YOUR INSTRUCTIONS - Pull out every line of the listing below where "produces" appears.

--- start of GIVEN DATA ---

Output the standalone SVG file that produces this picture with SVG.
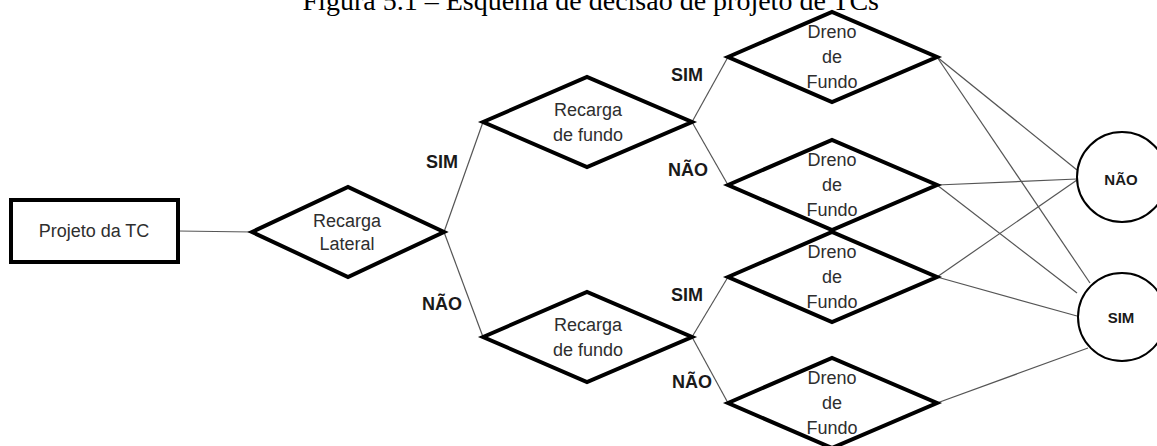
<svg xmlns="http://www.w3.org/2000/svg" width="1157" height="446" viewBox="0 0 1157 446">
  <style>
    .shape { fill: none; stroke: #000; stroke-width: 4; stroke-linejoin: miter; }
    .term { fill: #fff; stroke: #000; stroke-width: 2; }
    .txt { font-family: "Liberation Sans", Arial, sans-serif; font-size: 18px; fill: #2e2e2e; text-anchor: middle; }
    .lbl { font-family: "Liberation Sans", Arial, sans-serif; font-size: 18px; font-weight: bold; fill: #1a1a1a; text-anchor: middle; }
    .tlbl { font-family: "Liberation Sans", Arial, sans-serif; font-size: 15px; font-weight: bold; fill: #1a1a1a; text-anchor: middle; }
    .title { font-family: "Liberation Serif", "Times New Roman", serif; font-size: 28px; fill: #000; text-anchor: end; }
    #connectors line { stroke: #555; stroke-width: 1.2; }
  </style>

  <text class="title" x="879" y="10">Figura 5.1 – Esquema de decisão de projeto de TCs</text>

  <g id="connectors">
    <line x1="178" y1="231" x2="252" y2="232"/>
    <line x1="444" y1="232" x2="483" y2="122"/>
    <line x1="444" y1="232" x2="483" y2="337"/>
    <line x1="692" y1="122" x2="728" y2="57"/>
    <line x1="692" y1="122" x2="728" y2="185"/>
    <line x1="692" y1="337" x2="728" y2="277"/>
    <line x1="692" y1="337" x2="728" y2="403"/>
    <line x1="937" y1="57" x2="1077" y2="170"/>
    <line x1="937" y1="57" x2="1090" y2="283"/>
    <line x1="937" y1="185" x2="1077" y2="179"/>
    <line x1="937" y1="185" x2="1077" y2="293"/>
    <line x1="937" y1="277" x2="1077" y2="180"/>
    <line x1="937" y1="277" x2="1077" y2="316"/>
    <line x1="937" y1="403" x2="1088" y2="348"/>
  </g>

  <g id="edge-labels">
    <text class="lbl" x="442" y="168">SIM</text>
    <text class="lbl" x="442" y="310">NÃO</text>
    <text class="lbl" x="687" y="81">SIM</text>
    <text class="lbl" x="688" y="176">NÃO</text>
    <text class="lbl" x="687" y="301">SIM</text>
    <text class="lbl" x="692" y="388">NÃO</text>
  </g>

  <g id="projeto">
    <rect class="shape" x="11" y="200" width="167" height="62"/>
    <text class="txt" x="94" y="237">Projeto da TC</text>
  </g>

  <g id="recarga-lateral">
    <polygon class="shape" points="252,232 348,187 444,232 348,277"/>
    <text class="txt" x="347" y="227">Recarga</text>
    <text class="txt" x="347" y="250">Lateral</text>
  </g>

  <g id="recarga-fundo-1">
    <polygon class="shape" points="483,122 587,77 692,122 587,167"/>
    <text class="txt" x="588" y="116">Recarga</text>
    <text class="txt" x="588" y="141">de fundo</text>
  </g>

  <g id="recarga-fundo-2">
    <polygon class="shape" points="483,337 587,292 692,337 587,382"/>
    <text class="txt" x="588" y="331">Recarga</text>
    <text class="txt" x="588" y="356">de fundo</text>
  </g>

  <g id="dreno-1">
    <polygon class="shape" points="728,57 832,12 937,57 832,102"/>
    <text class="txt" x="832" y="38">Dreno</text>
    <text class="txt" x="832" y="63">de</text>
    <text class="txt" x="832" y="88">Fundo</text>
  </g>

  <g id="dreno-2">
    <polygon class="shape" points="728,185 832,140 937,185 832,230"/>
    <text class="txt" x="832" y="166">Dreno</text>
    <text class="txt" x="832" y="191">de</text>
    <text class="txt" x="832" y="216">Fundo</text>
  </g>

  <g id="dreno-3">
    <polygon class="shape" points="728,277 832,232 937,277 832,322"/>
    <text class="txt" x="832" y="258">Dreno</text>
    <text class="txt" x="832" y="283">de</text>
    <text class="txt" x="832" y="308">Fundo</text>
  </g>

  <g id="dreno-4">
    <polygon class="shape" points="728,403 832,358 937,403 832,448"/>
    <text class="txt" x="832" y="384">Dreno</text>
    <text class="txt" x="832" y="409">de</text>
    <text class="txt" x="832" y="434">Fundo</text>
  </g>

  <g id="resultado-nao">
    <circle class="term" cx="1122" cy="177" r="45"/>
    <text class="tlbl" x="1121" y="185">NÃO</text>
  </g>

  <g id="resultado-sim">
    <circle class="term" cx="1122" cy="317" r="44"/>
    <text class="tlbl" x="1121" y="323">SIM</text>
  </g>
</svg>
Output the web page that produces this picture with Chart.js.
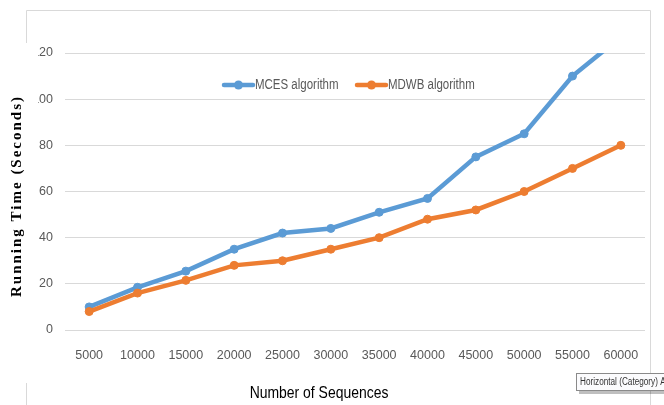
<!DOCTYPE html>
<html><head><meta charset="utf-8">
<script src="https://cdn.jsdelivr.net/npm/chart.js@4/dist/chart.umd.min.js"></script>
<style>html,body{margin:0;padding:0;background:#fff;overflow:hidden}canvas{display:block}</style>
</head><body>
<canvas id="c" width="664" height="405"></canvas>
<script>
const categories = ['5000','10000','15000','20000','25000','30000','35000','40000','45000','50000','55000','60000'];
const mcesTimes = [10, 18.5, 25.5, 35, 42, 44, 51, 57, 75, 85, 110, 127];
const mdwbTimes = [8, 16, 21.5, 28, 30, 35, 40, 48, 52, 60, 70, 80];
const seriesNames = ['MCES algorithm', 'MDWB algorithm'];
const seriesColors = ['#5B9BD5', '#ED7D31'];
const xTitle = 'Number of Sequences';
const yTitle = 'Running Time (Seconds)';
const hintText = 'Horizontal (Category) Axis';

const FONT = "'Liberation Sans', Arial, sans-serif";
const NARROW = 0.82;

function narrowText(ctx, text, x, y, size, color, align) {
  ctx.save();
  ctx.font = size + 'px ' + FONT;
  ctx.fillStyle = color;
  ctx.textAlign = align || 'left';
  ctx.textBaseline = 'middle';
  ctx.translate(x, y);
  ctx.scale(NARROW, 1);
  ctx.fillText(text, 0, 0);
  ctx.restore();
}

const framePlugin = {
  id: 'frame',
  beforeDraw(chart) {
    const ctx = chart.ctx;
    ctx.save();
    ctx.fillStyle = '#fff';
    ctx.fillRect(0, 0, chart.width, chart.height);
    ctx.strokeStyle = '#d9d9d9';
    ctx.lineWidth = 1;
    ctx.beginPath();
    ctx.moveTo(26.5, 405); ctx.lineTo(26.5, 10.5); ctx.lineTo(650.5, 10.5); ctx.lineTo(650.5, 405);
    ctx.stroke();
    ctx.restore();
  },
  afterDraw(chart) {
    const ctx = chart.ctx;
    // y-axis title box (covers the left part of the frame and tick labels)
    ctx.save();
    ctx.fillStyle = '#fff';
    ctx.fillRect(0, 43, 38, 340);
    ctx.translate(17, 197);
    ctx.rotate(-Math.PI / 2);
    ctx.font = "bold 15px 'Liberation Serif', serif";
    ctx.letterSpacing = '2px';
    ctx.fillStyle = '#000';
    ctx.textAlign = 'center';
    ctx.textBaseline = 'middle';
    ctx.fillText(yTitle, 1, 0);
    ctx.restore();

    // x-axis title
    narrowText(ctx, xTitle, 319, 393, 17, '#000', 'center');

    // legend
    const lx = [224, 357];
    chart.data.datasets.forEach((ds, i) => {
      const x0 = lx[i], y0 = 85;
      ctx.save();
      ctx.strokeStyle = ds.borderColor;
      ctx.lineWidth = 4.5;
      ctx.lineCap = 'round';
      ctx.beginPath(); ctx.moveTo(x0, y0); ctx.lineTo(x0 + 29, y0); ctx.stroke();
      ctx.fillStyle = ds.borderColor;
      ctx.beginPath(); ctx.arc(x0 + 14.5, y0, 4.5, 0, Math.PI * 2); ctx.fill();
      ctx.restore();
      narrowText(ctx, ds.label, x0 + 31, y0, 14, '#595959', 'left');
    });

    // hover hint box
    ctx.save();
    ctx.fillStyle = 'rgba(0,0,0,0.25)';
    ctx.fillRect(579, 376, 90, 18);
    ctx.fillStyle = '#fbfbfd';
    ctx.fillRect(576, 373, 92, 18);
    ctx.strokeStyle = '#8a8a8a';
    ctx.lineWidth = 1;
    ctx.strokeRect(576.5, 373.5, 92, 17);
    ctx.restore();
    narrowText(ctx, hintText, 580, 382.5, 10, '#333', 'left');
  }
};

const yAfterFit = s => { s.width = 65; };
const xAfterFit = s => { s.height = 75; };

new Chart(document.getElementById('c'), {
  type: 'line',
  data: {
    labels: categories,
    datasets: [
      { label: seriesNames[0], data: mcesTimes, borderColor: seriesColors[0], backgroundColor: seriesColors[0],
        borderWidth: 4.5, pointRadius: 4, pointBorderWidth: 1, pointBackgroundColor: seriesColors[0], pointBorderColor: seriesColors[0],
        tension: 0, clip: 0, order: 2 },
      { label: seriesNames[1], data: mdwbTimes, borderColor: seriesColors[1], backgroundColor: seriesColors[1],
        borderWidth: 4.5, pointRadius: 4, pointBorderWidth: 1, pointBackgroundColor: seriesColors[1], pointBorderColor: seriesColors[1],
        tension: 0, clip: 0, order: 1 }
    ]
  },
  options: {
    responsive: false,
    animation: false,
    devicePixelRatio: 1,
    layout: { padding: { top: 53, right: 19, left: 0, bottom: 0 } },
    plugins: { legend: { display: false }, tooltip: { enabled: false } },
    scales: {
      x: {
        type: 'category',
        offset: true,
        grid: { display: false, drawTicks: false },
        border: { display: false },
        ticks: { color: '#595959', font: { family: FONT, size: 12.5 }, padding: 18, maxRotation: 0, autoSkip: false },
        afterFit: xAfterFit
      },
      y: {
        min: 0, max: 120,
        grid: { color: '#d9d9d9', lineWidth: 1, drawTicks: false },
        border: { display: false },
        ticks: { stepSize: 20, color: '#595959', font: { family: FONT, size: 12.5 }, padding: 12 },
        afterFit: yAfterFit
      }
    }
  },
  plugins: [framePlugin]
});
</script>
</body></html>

--- end of GIVEN DATA ---

THE RESULT -
Output the standalone SVG file that produces this picture with SVG.
Output the web page that produces this picture with Chart.js.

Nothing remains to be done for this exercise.